Da un decennio a questa parte ogni anno, sul nostro pianeta muoiono mediamente circa 35.000 persone in seguito ai terremoti. E non sempre si tratta di sismi di magnitudo particolarmente elevata

Quando si verifica un terremoto, ma anche un qualunque altro evento calamitoso è fondamentale che gli interventi siano immediati, coordinati, pianificati e che arrivino subito nelle aree più colpite anche se sono di difficile accesso. Un’altra sfida per il Laboratorio Europeo per la Gestione delle Crisi del JRC di Ispra. È qui infatti che si definiscono le procedure da applicare durante la gestione dell’emergenza, i sistemi di monitoraggio via Internet e altre soluzioni tecnologiche per migliorare la capacità di risposta e reazione in caso di disastri naturali o artificiali.
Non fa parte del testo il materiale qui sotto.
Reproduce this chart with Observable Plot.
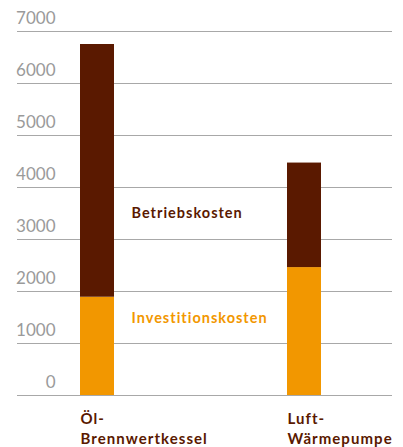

Il laboratorio di Ispra inoltre, opera come supporto e centro di prova per l’ERCC (Centro Europeo per il Coordinamento di Risposta alle Emergenze) che si trova a Bruxelles, il cui compito è quello di garantire l’intervento rapido e coordinato ai disastri sia in Europa che nel resto del pianeta.

 

Quotidianamente l’ERCC pubblica una mappa delle maggiori emergenze sul pianeta. Tali mappe sono elaborate dal JRC e disponibili per tutti sul sito web dell’ERCC. Il valore di questo lavoro lo si capì subito dopo il terremoto che colpì l’Italia centrale nell’autunno del 2016. Non appena verificatosi il sisma, immagini aeree e mappe create dal JRC vennero utilizzate dalla Protezione Civile per una valutazione globale dei danni. Le immagini servirono anche per individuare rapidamente gli edifici non danneggiati che avrebbero permesso alle persone di ritornare nelle loro case dopo poche ore dall’evento calamitoso. Spiega Alessandro Annunziato, capo del Laboratorio Europeo per la Gestione delle Crisi del JRC: “Il nostro ruolo è di tradurre tutte le attività e scoperte scientifiche in un linguaggio comprensibile dai responsabili delle decisioni politiche in Europa. Con la nostra stima dei rischi in caso di catastrofi, gli organi decisionali possono includere nella legislazione europea misure per migliorare gli interventi, limitare i danni e salvare vite umane”. E non per ultimo va ricordato che il JRC ha sviluppato una nuova applicazione mobile di rapporto, da usare sul campo, grazie alla quale, dalle aree disastrate vengono inviate direttamente ai centri di gestione delle crisi le immagini, i video e le registrazioni audio. Questo strumento aiuta a individuare e valutare accuratamente l’estensione dei danni, permettendo anche di intervenire con salvataggi, di migliorare il coordinamento e di avere un’immagine chiara della situazione.